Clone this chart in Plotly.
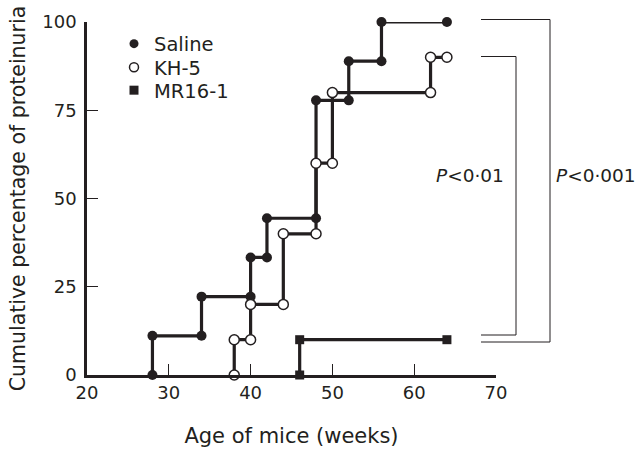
import plotly.graph_objects as go

# ---- data ----
saline_age = [28, 28, 34, 34, 40, 40, 42, 42, 48, 48, 52, 52, 56, 56, 64]
saline_pct = [0, 11.1, 11.1, 22.2, 22.2, 33.3, 33.3, 44.4, 44.4, 77.8, 77.8, 88.9, 88.9, 100, 100]

kh5_age = [38, 38, 40, 40, 44, 44, 48, 48, 50, 50, 62, 62, 64]
kh5_pct = [0, 10, 10, 20, 20, 40, 40, 60, 60, 80, 80, 90, 90]

mr16_age = [46, 46, 64]
mr16_pct = [0, 10, 10]

x_ticks = [20, 30, 40, 50, 60, 70]
y_ticks = [0, 25, 50, 75, 100]

series_names = ["Saline", "KH-5", "MR16-1"]
p_labels = ["<i>P</i>&lt;0·01", "<i>P</i>&lt;0·001"]

# ---- style ----
INK = "#231f20"
FONT = "DejaVu Sans"

L, R, T, B = 87, 144, 22, 89
W, H = 640, 464
PW, PH = W - L - R, H - T - B


def px(xp):
    return (xp - L) / PW


def py(yp):
    return (H - B - yp) / PH


fig = go.Figure()

line_style = dict(color=INK, width=3.2)

fig.add_trace(go.Scatter(
    x=saline_age, y=saline_pct, mode="lines+markers", showlegend=False,
    line=line_style, cliponaxis=False,
    marker=dict(symbol="circle", size=10, color=INK, line=dict(width=0))))
fig.add_trace(go.Scatter(
    x=kh5_age, y=kh5_pct, mode="lines+markers", showlegend=False,
    line=line_style, cliponaxis=False,
    marker=dict(symbol="circle", size=10, color="white", line=dict(color=INK, width=1.5))))
fig.add_trace(go.Scatter(
    x=mr16_age, y=mr16_pct, mode="lines+markers", showlegend=False,
    line=line_style, cliponaxis=False,
    marker=dict(symbol="square", size=9, color=INK, line=dict(width=0))))

# legend entries (marker only), each in its own legend box for exact row spacing
legend_markers = [
    dict(symbol="circle", size=9, color=INK, line=dict(width=0)),
    dict(symbol="circle", size=9, color="white", line=dict(color=INK, width=1.5)),
    dict(symbol="square", size=9, color=INK, line=dict(width=0)),
]
legend_ids = ["legend", "legend2", "legend3"]
legend_tops = [24.5, 48, 71]
for name, mk, lid in zip(series_names, legend_markers, legend_ids):
    fig.add_trace(go.Scatter(x=[None], y=[None], mode="markers", name=name,
                             marker=mk, legend=lid))

# significance brackets
brackets = [
    # (left x px, right x px, top y px, bottom y px)
    (481, 516, 56.5, 335),
    (481, 550, 19.5, 342),
]
for (x0, x1, y0, y1) in brackets:
    fig.add_shape(
        type="path", xref="paper", yref="paper",
        path=f"M {px(x0)},{py(y0)} L {px(x1)},{py(y0)} L {px(x1)},{py(y1)} L {px(x0)},{py(y1)}",
        line=dict(color=INK, width=1))

for txt, cx in zip(p_labels, [470, 596]):
    fig.add_annotation(
        x=px(cx), y=py(175), xref="paper", yref="paper", text=txt, showarrow=False,
        xanchor="center", yanchor="middle", font=dict(family=FONT, size=18.5, color=INK))

axis_common = dict(
    showline=True, linecolor=INK, linewidth=2.5, ticks="inside", ticklen=11,
    tickwidth=1, tickcolor=INK, showgrid=False, zeroline=False, automargin=False,
    tickfont=dict(family=FONT, size=18, color=INK), mirror=False,
)

fig.update_xaxes(range=[20, 70], tickvals=x_ticks, ticklabelstandoff=0,
                 title=dict(text="Age of mice (weeks)", font=dict(family=FONT, size=21, color=INK), standoff=26),
                 **axis_common)
fig.update_yaxes(range=[0, 100], tickvals=y_ticks, ticklabelstandoff=4,
                 title=dict(text="Cumulative percentage of proteinuria", font=dict(family=FONT, size=20.5, color=INK), standoff=12),
                 **axis_common)

legend_style = dict(xanchor="left", yanchor="top", bgcolor="rgba(0,0,0,0)",
                    font=dict(family=FONT, size=19.5, color=INK), itemwidth=30)
layout_legends = {}
for lid, top in zip(legend_ids, legend_tops):
    layout_legends[lid] = dict(x=px(114), y=py(top), **legend_style)

fig.update_layout(
    width=W, height=H, margin=dict(l=L, r=R, t=T, b=B),
    paper_bgcolor="white", plot_bgcolor="white",
    font=dict(family=FONT, color=INK),
    **layout_legends,
)

fig.write_html("out.html", config={"displayModeBar": False},
               post_script="document.body.style.margin='0';")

• _Short problem_
Write out an exact copy of the listing, first line through the line containing "line_style = dict(color=INK, width=3.2)", with the pictures left out.

• _Solution for this exercise_
Clone this chart in Plotly.
import plotly.graph_objects as go

# ---- data ----
saline_age = [28, 28, 34, 34, 40, 40, 42, 42, 48, 48, 52, 52, 56, 56, 64]
saline_pct = [0, 11.1, 11.1, 22.2, 22.2, 33.3, 33.3, 44.4, 44.4, 77.8, 77.8, 88.9, 88.9, 100, 100]

kh5_age = [38, 38, 40, 40, 44, 44, 48, 48, 50, 50, 62, 62, 64]
kh5_pct = [0, 10, 10, 20, 20, 40, 40, 60, 60, 80, 80, 90, 90]

mr16_age = [46, 46, 64]
mr16_pct = [0, 10, 10]

x_ticks = [20, 30, 40, 50, 60, 70]
y_ticks = [0, 25, 50, 75, 100]

series_names = ["Saline", "KH-5", "MR16-1"]
p_labels = ["<i>P</i>&lt;0·01", "<i>P</i>&lt;0·001"]

# ---- style ----
INK = "#231f20"
FONT = "DejaVu Sans"

L, R, T, B = 87, 144, 22, 89
W, H = 640, 464
PW, PH = W - L - R, H - T - B


def px(xp):
    return (xp - L) / PW


def py(yp):
    return (H - B - yp) / PH


fig = go.Figure()

line_style = dict(color=INK, width=3.2)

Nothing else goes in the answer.